» What is asked
Exactly the lines from the line containing "Generate a web" through the line containing "values.reduce(function (acc, v, i)" are to be echoed, with both included and pictures left out.

» Exercise inputs
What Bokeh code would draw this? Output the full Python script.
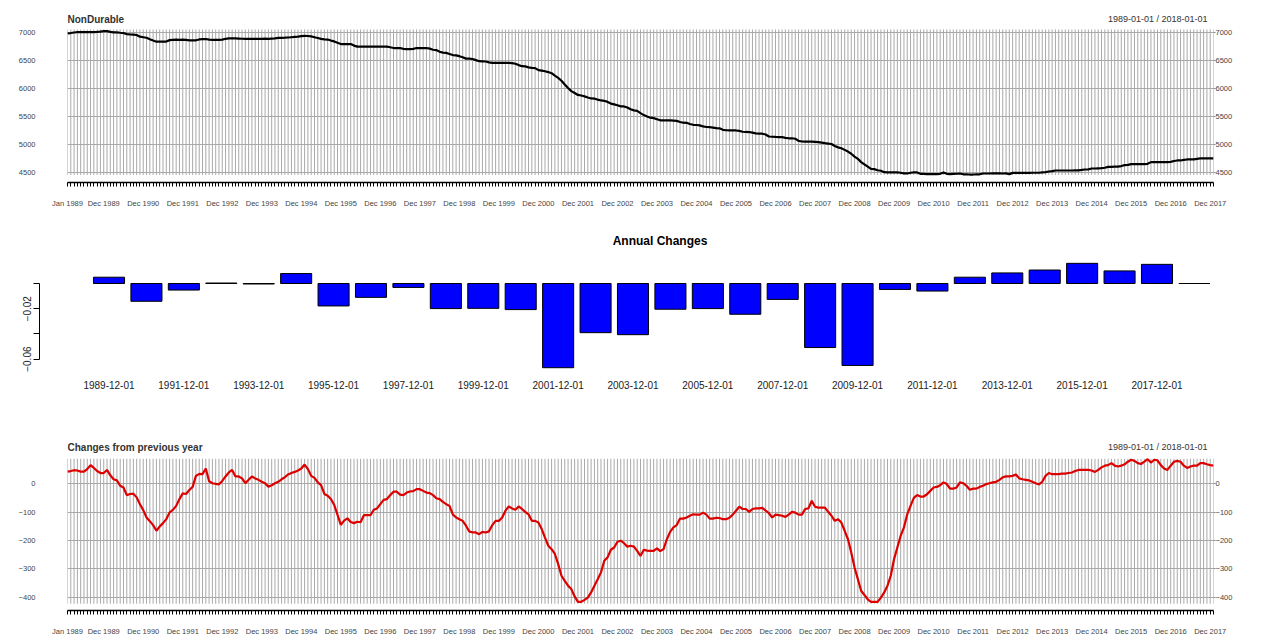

...

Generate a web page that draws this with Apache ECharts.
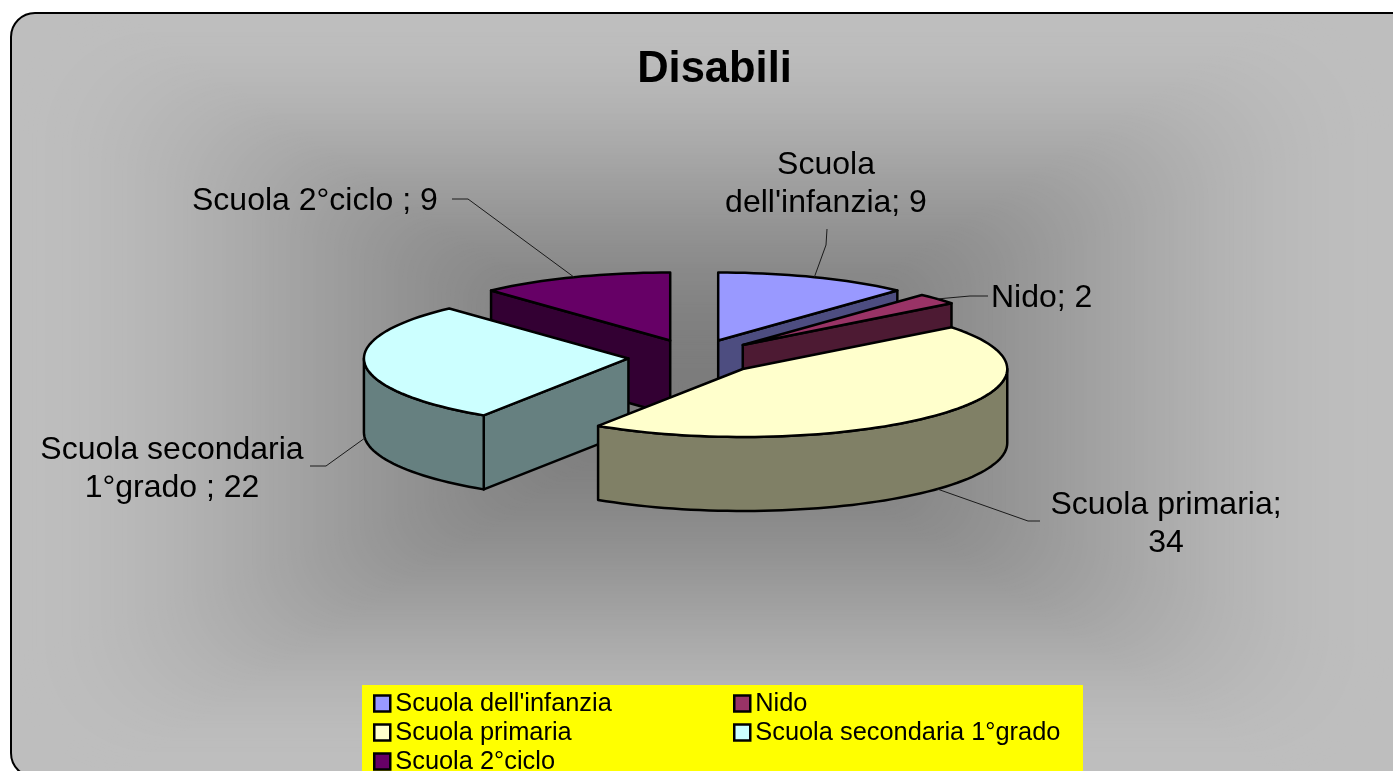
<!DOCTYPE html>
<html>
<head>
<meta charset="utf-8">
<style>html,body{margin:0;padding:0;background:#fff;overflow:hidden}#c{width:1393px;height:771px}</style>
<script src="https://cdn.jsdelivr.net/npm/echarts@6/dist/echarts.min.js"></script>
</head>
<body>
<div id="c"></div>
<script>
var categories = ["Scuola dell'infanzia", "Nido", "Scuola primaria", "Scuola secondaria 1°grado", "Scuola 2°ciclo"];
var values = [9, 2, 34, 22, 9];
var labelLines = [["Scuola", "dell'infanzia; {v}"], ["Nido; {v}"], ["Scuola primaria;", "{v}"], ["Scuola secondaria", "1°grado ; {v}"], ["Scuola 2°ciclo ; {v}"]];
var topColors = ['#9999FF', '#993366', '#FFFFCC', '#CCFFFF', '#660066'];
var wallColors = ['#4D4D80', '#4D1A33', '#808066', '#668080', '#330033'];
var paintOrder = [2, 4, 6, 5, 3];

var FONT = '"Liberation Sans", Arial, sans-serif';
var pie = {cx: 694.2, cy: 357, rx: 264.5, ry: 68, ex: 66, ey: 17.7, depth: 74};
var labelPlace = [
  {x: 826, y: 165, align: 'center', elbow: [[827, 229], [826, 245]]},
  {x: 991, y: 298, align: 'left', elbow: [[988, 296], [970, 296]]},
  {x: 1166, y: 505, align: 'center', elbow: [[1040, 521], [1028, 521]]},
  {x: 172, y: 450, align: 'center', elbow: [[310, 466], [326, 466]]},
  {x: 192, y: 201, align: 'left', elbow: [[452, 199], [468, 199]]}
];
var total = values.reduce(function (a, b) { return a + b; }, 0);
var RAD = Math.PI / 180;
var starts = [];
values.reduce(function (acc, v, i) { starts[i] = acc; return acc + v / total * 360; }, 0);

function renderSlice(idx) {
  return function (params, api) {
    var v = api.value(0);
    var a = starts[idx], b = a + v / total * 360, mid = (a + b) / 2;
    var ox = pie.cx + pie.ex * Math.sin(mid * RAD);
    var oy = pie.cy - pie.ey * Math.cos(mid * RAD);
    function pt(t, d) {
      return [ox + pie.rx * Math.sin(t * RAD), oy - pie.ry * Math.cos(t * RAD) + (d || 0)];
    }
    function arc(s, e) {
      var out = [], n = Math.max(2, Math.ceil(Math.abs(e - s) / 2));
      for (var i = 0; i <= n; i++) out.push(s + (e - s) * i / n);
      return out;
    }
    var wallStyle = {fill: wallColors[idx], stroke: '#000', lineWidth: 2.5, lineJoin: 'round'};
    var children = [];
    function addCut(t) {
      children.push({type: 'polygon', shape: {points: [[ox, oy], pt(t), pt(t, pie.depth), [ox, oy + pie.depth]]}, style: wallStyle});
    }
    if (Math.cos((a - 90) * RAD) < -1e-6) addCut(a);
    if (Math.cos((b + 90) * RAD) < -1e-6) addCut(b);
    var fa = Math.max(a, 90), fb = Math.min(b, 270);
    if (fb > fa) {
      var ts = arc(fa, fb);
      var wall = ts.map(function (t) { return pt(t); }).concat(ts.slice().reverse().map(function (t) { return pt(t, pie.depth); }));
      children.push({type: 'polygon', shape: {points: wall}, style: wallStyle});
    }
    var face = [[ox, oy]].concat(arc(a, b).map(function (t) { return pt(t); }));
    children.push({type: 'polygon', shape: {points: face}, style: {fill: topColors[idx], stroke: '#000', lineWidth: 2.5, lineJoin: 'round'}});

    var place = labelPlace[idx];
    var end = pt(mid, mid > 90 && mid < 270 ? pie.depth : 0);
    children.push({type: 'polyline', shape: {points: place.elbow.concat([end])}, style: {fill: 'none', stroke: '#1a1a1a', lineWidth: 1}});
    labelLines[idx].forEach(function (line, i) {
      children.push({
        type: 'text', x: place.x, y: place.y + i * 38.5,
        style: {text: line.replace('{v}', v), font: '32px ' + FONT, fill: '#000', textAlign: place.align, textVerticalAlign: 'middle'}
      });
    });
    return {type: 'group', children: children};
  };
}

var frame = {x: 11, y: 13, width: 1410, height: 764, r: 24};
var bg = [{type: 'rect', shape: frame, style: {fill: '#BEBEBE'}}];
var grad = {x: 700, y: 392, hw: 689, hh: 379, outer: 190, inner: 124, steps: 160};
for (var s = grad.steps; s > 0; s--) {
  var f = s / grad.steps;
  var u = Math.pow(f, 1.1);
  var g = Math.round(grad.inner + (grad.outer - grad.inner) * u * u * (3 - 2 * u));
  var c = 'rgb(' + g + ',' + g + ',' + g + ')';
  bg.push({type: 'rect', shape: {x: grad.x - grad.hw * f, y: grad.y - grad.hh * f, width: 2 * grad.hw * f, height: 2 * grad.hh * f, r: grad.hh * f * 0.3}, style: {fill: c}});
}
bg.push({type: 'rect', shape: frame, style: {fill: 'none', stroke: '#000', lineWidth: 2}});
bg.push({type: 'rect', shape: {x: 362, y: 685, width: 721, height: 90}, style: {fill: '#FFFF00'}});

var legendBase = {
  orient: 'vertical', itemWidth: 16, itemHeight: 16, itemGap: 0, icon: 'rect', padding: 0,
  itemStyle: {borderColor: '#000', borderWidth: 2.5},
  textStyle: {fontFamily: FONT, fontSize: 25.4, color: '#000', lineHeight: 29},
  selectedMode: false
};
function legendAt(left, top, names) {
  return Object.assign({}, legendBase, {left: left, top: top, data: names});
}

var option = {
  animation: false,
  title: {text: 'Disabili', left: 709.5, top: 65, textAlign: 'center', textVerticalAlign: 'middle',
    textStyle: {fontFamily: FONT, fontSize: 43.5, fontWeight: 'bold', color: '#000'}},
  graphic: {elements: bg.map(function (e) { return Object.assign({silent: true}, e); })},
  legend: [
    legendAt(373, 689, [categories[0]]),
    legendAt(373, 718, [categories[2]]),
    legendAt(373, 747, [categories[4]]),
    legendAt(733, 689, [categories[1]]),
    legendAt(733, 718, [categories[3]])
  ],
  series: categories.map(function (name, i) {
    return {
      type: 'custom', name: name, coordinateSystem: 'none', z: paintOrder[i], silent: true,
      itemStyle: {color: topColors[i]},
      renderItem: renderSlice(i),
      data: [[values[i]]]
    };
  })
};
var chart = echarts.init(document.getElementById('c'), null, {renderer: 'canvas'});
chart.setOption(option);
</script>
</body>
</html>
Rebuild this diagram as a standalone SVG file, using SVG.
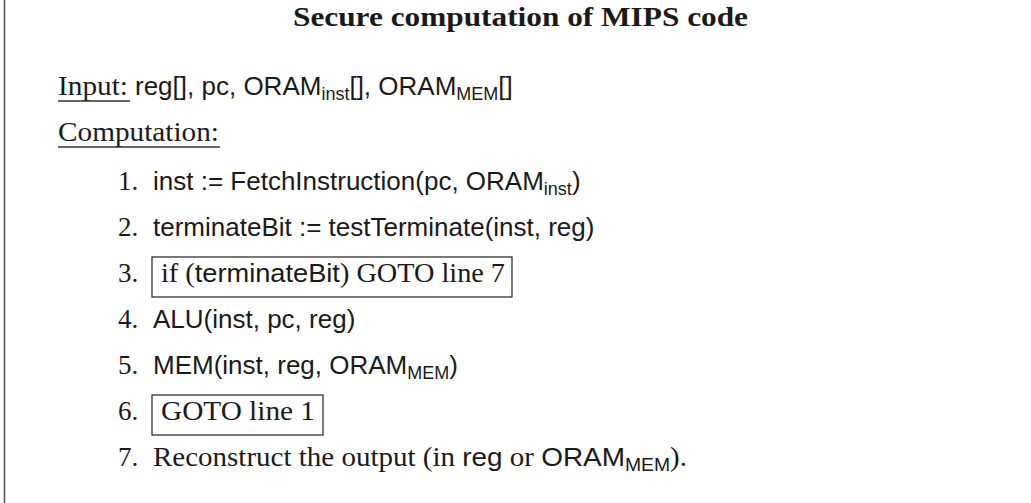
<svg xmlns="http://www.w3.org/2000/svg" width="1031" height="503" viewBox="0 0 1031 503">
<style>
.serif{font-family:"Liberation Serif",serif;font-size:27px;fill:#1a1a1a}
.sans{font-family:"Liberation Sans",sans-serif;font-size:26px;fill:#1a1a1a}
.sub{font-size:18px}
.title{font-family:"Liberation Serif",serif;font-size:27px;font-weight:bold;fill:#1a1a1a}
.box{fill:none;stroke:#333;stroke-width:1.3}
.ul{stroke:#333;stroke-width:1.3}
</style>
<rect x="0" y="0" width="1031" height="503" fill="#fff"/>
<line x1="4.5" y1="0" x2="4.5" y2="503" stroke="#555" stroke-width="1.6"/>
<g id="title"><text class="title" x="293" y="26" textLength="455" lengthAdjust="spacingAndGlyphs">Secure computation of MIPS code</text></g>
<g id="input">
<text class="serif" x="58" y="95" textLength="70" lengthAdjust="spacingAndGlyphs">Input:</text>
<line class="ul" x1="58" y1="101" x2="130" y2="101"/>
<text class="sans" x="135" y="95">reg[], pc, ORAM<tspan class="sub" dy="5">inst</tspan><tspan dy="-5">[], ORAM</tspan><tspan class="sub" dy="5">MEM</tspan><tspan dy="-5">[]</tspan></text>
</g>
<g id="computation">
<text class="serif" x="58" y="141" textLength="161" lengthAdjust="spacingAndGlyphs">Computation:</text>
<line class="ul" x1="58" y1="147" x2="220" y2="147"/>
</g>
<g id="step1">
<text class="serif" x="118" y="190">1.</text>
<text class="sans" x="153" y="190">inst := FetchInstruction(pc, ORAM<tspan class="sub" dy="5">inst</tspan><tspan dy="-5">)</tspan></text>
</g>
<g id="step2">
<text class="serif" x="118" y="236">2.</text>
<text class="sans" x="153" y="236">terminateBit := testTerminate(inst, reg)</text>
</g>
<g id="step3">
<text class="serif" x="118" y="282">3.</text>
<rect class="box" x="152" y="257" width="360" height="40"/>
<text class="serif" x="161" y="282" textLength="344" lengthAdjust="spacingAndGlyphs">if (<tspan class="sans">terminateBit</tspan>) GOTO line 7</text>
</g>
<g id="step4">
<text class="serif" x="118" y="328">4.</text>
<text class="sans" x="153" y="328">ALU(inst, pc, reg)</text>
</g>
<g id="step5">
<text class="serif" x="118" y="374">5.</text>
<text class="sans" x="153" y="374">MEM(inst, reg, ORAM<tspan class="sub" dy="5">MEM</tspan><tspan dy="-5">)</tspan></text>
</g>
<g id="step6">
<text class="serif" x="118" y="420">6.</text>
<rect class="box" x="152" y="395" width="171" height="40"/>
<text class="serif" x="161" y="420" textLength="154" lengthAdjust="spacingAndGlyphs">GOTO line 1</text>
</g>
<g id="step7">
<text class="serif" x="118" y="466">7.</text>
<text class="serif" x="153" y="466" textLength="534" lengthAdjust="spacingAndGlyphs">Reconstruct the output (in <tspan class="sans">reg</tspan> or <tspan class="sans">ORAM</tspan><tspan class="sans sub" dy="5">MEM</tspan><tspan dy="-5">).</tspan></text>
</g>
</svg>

» Written solution
Generate a web page that draws this with Apache ECharts.
<!DOCTYPE html>
<html>
<head>
<meta charset="utf-8">
<style>html,body{margin:0;padding:0;background:#fff;overflow:hidden}#c{width:1393px;height:771px}</style>
<script src="https://cdn.jsdelivr.net/npm/echarts@6/dist/echarts.min.js"></script>
</head>
<body>
<div id="c"></div>
<script>
var categories = ["Scuola dell'infanzia", "Nido", "Scuola primaria", "Scuola secondaria 1°grado", "Scuola 2°ciclo"];
var values = [9, 2, 34, 22, 9];
var labelLines = [["Scuola", "dell'infanzia; {v}"], ["Nido; {v}"], ["Scuola primaria;", "{v}"], ["Scuola secondaria", "1°grado ; {v}"], ["Scuola 2°ciclo ; {v}"]];
var topColors = ['#9999FF', '#993366', '#FFFFCC', '#CCFFFF', '#660066'];
var wallColors = ['#4D4D80', '#4D1A33', '#808066', '#668080', '#330033'];
var paintOrder = [2, 4, 6, 5, 3];

var FONT = '"Liberation Sans", Arial, sans-serif';
var pie = {cx: 694.2, cy: 357, rx: 264.5, ry: 68, ex: 66, ey: 17.7, depth: 74};
var labelPlace = [
  {x: 826, y: 165, align: 'center', elbow: [[827, 229], [826, 245]]},
  {x: 991, y: 298, align: 'left', elbow: [[988, 296], [970, 296]]},
  {x: 1166, y: 505, align: 'center', elbow: [[1040, 521], [1028, 521]]},
  {x: 172, y: 450, align: 'center', elbow: [[310, 466], [326, 466]]},
  {x: 192, y: 201, align: 'left', elbow: [[452, 199], [468, 199]]}
];
var total = values.reduce(function (a, b) { return a + b; }, 0);
var RAD = Math.PI / 180;
var starts = [];
values.reduce(function (acc, v, i) { starts[i] = acc; return acc + v / total * 360; }, 0);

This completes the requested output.